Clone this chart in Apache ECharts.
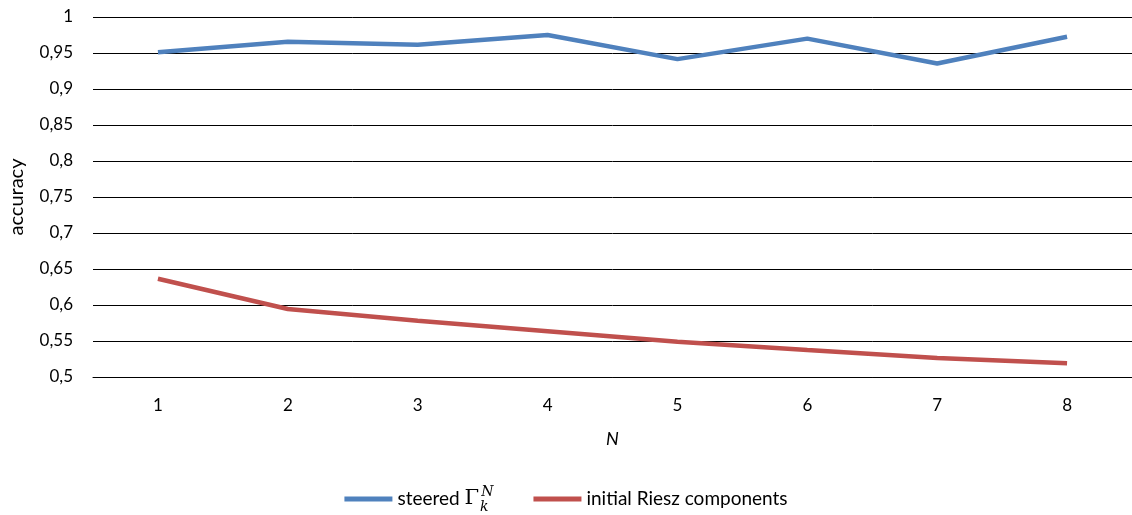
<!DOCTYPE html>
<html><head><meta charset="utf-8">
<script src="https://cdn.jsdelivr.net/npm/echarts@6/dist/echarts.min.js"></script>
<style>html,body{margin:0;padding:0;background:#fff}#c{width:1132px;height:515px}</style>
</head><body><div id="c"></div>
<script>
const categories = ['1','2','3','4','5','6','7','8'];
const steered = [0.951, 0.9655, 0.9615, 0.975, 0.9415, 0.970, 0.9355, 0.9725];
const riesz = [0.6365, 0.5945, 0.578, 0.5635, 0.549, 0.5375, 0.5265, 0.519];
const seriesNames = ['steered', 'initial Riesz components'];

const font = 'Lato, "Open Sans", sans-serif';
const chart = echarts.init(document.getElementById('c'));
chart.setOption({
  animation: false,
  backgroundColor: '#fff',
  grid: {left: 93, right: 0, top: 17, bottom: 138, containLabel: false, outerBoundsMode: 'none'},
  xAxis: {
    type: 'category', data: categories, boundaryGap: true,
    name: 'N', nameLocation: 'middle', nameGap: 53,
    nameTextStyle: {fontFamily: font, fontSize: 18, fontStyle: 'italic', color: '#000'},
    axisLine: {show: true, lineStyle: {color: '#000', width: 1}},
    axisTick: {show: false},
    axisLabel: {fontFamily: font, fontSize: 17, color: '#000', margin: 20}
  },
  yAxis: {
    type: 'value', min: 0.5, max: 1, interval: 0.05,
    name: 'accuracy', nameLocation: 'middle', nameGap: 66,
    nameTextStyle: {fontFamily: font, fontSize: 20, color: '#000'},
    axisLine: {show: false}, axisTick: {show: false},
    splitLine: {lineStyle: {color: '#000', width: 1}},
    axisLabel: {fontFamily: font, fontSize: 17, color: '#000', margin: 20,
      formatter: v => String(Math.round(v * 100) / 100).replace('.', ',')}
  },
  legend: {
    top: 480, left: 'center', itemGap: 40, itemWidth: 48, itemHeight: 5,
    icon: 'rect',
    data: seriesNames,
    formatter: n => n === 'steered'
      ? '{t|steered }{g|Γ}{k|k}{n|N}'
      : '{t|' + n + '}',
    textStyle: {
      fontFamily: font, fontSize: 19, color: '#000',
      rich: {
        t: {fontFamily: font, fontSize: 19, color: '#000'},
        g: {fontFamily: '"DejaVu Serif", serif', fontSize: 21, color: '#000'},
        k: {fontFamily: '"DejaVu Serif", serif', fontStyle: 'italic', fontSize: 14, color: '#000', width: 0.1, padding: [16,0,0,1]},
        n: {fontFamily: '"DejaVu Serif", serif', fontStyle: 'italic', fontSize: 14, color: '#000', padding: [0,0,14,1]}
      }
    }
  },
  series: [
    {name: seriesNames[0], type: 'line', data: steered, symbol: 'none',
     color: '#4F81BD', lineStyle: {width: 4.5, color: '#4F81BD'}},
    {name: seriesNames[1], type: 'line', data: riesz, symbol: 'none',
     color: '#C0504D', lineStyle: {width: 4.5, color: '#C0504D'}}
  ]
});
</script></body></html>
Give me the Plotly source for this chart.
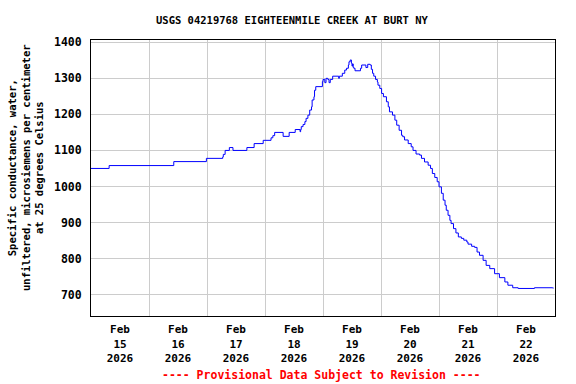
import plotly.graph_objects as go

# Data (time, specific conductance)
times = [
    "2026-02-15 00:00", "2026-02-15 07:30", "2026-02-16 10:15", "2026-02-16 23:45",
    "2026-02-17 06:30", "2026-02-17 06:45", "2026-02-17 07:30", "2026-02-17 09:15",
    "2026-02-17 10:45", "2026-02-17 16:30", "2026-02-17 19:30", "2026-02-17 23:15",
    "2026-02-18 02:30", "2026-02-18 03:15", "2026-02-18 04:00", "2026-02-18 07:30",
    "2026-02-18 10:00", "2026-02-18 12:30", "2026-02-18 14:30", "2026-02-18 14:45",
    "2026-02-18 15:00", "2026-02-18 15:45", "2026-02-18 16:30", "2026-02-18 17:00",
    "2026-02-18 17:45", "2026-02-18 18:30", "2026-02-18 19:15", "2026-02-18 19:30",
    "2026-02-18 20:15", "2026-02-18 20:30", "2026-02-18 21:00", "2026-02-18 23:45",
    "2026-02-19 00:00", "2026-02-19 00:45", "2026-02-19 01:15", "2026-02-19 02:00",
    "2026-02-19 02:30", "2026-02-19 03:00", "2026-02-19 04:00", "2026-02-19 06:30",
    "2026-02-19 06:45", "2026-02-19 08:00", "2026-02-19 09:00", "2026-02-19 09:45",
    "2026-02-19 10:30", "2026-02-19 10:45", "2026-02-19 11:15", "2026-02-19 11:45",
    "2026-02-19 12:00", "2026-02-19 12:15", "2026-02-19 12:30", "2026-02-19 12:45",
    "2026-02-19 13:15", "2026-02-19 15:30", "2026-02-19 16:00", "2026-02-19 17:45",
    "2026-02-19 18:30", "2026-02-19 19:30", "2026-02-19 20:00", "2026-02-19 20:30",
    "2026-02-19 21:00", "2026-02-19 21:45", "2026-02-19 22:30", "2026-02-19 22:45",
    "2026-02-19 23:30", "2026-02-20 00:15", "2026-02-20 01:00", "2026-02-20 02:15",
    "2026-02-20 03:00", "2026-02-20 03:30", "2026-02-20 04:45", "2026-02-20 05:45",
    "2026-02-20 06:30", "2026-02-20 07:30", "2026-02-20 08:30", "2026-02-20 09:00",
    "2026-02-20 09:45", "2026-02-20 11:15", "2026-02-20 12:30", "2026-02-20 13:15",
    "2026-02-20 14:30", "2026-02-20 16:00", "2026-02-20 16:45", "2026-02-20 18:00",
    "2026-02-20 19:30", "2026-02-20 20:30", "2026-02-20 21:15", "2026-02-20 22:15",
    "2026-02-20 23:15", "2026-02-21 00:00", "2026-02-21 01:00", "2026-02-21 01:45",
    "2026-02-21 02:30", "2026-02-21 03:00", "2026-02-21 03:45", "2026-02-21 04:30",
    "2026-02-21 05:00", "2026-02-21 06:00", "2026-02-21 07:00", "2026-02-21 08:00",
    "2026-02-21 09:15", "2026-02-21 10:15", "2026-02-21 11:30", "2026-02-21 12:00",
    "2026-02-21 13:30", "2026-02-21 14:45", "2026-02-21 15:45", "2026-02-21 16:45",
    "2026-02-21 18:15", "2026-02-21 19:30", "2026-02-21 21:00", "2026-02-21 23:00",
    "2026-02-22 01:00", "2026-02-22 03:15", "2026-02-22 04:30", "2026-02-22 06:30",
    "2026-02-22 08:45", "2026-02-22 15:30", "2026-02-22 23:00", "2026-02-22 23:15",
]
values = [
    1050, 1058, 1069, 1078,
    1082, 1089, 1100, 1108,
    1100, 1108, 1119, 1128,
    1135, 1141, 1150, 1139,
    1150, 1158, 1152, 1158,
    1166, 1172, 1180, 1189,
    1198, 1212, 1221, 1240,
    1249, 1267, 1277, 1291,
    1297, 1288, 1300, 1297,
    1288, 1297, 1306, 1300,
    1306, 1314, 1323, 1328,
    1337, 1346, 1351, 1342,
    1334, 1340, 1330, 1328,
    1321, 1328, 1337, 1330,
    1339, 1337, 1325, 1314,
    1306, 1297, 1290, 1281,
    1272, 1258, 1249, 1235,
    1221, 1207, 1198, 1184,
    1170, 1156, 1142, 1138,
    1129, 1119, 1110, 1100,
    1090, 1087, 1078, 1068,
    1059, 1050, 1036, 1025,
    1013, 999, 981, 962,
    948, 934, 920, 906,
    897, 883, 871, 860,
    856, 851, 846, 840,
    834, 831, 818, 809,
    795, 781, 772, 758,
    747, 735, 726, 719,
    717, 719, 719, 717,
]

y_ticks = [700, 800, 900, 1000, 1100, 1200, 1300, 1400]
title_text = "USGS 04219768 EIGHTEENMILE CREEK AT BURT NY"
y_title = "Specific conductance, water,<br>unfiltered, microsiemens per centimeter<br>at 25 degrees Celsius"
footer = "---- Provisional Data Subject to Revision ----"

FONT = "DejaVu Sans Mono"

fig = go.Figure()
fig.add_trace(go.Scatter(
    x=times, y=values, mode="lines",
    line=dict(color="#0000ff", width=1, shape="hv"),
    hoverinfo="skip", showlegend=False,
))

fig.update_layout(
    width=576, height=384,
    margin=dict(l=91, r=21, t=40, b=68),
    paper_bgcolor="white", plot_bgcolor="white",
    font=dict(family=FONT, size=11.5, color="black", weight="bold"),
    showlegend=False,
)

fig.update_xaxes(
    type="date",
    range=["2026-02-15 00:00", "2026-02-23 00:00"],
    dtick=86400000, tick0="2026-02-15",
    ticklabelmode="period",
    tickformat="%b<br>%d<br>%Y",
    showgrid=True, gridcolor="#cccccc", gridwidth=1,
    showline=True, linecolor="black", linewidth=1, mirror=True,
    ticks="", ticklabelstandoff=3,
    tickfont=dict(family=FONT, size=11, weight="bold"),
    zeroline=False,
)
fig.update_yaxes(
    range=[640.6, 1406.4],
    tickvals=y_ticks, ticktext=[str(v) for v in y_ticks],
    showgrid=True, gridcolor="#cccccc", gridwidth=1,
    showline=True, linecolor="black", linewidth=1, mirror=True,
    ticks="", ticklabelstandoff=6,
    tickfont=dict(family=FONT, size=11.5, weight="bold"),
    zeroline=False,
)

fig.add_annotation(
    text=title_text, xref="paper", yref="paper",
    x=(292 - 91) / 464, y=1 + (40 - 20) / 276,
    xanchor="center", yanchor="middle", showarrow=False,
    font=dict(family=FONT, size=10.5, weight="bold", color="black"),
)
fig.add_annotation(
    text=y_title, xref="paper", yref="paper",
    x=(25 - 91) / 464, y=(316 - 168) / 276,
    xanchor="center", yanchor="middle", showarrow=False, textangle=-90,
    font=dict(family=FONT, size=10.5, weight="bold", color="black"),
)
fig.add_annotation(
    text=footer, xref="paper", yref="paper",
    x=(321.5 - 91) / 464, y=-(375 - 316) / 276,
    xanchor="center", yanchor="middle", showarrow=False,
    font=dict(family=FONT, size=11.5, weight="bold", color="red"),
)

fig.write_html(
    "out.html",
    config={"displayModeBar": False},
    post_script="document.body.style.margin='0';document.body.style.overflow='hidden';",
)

▶ **TASK**
Nothing but the lines from the one containing "Give me the Plotly source for this chart." through the one containing "import plotly.graph_objects as go" should appear in your copy, exactly as written and without pictures.

▶ **SOLUTION TO THIS EXERCISE**
Give me the Plotly source for this chart.
import plotly.graph_objects as go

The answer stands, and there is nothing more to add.